The phenomenon is especially important in Suisun Bay, Dugdale said. The shallow bay near Pittsburg is a vital feeding area for young fish in spring.

New studies are under way to explore the problem further and confirm whether Sacramento's sewage is the true cause.

"If it's part of the problem, it's big because there's so much of it," Dugdale said. "The river just could never handle that amount and reduce it by the time it gets to Suisun. It just can't absorb that."

Sacramento's regional sewage plant uses a so-called "secondary" treatment process that has become outdated. Most other urban areas have upgraded to "tertiary" systems that add rigorous filtration steps.

Sacramento has been able to avoid this expense so far, Snyder said, because its wastewater is quickly diluted to legally acceptable levels by the strong flow of the Sacramento River.

"We are a very large discharger," Snyder acknowledged. "But when you look at the Sacramento River, we have a small impact on the river."

Sacramento may not be able to rely on this free dilution as urban growth continues.

In November a Sacramento Superior Court judge ruled against the district on a number of points in a lawsuit against the environmental impact report prepared for the planned sewer expansion. The suit was filed by many of the water agencies that divert drinking water from the Delta to serve more than 20 million people throughout California.

Importantly, the court ruled that the Sacramento district "ignored a significant component of the environment" by failing to fully assess the additional nutrients pumped into the Delta in the region's wastewater.

Ammonia is one of those nutrients. The sewer district appealed the ruling.
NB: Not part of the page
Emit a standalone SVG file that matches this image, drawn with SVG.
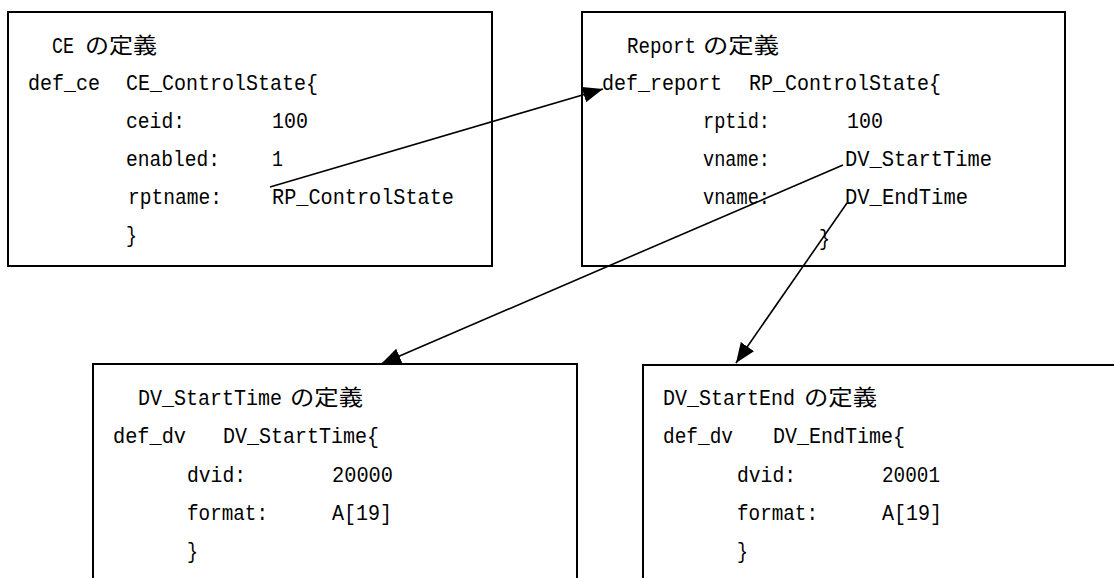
<svg xmlns="http://www.w3.org/2000/svg" width="1114" height="578" viewBox="0 0 1114 578">
<defs>
<style>
.box{fill:#fff;stroke:#000;stroke-width:2}
.t{font-family:"Liberation Mono","Noto Sans CJK JP",monospace;font-size:22px;fill:#000}
.j{font-family:"Noto Sans CJK JP",sans-serif;font-size:22px;fill:#000}
.c{stroke:#000;stroke-width:1.6;fill:none;marker-end:url(#ah)}
</style>
<marker id="ah" markerUnits="userSpaceOnUse" markerWidth="22" markerHeight="18" refX="20" refY="8" orient="auto">
<path d="M0,0 L20,8 L0,16 z" fill="#000"/>
</marker>
</defs>
<rect width="1114" height="578" fill="#fff"/>
<g id="ce">
<rect class="box" x="8" y="12" width="484" height="254"/>
<text x="52" y="53"><tspan class="t" textLength="22" lengthAdjust="spacingAndGlyphs">CE</tspan><tspan class="j" x="85" textLength="72" lengthAdjust="spacingAndGlyphs">の定義</tspan></text>
<text class="t" x="28" y="90" textLength="72" lengthAdjust="spacingAndGlyphs">def_ce</text>
<text class="t" x="126" y="90" textLength="192" lengthAdjust="spacingAndGlyphs">CE_ControlState{</text>
<text class="t" x="126" y="128" textLength="59" lengthAdjust="spacingAndGlyphs">ceid:</text>
<text class="t" x="272" y="128" textLength="36" lengthAdjust="spacingAndGlyphs">100</text>
<text class="t" x="126" y="166" textLength="94" lengthAdjust="spacingAndGlyphs">enabled:</text>
<text class="t" x="272" y="166" textLength="11" lengthAdjust="spacingAndGlyphs">1</text>
<text class="t" x="128" y="204" textLength="94" lengthAdjust="spacingAndGlyphs">rptname:</text>
<text class="t" x="272" y="204" textLength="182" lengthAdjust="spacingAndGlyphs">RP_ControlState</text>
<text class="t" x="126" y="242" textLength="11" lengthAdjust="spacingAndGlyphs">}</text>
</g>
<g id="report">
<rect class="box" x="582" y="12" width="483" height="254"/>
<text x="627" y="53"><tspan class="t" textLength="69" lengthAdjust="spacingAndGlyphs">Report</tspan><tspan class="j" x="703" textLength="76" lengthAdjust="spacingAndGlyphs">の定義</tspan></text>
<text class="t" x="602" y="90" textLength="120" lengthAdjust="spacingAndGlyphs">def_report</text>
<text class="t" x="749" y="90" textLength="192" lengthAdjust="spacingAndGlyphs">RP_ControlState{</text>
<text class="t" x="703" y="128" textLength="67" lengthAdjust="spacingAndGlyphs">rptid:</text>
<text class="t" x="847" y="128" textLength="36" lengthAdjust="spacingAndGlyphs">100</text>
<text class="t" x="703" y="166" textLength="67" lengthAdjust="spacingAndGlyphs">vname:</text>
<text class="t" x="845" y="166" textLength="147" lengthAdjust="spacingAndGlyphs">DV_StartTime</text>
<text class="t" x="703" y="204" textLength="67" lengthAdjust="spacingAndGlyphs">vname:</text>
<text class="t" x="845" y="204" textLength="123" lengthAdjust="spacingAndGlyphs">DV_EndTime</text>
<text class="t" x="819" y="245" textLength="11" lengthAdjust="spacingAndGlyphs">}</text>
</g>
<g id="dv_start">
<rect class="box" x="93" y="364" width="484" height="240"/>
<text x="138" y="405"><tspan class="t" textLength="144" lengthAdjust="spacingAndGlyphs">DV_StartTime</tspan><tspan class="j" x="290" textLength="73" lengthAdjust="spacingAndGlyphs">の定義</tspan></text>
<text class="t" x="113" y="443" textLength="73" lengthAdjust="spacingAndGlyphs">def_dv</text>
<text class="t" x="223" y="443" textLength="156" lengthAdjust="spacingAndGlyphs">DV_StartTime{</text>
<text class="t" x="187" y="482" textLength="59" lengthAdjust="spacingAndGlyphs">dvid:</text>
<text class="t" x="332" y="482" textLength="61" lengthAdjust="spacingAndGlyphs">20000</text>
<text class="t" x="187" y="520" textLength="81" lengthAdjust="spacingAndGlyphs">format:</text>
<text class="t" x="332" y="520" textLength="60" lengthAdjust="spacingAndGlyphs">A[19]</text>
<text class="t" x="187" y="558" textLength="11" lengthAdjust="spacingAndGlyphs">}</text>
</g>
<g id="dv_end">
<rect class="box" x="643" y="365" width="500" height="240"/>
<text x="663" y="405"><tspan class="t" textLength="132" lengthAdjust="spacingAndGlyphs">DV_StartEnd</tspan><tspan class="j" x="804" textLength="73" lengthAdjust="spacingAndGlyphs">の定義</tspan></text>
<text class="t" x="663" y="443" textLength="70" lengthAdjust="spacingAndGlyphs">def_dv</text>
<text class="t" x="773" y="443" textLength="132" lengthAdjust="spacingAndGlyphs">DV_EndTime{</text>
<text class="t" x="737" y="482" textLength="59" lengthAdjust="spacingAndGlyphs">dvid:</text>
<text class="t" x="882" y="482" textLength="58" lengthAdjust="spacingAndGlyphs">20001</text>
<text class="t" x="737" y="520" textLength="81" lengthAdjust="spacingAndGlyphs">format:</text>
<text class="t" x="882" y="520" textLength="60" lengthAdjust="spacingAndGlyphs">A[19]</text>
<text class="t" x="737" y="558" textLength="11" lengthAdjust="spacingAndGlyphs">}</text>
</g>
<g id="connectors">
<line class="c" x1="270" y1="187" x2="603" y2="89"/>
<line class="c" x1="843" y1="165" x2="381" y2="364"/>
<line class="c" x1="847" y1="203" x2="736" y2="363"/>
</g>
</svg>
"We had long discussions with them, before we got to the point of a lawsuit, on ways they might be able to offset their discharges," said Greg Gartrell, assistant general manager at the Contra Costa Water District, the lead plaintiff in the case. "They just weren't willing to entertain any of those issues yet."

Mueller-Solger at DWR noted that, compared with other problems in the Delta, the ammonia threat can be fixed if further research confirms it to be a danger.

There is no ready fix for the predicted sea level rise that could overwhelm Delta levees, nor any practical way to remove foreign species invading the estuary. But technology exists to remove ammonia from wastewater.

"It's expensive and it's sometimes hard to push through, so it needs the political will. But it's possible," she said. "To me as a scientist, it's not about finger pointing. We are all in this together."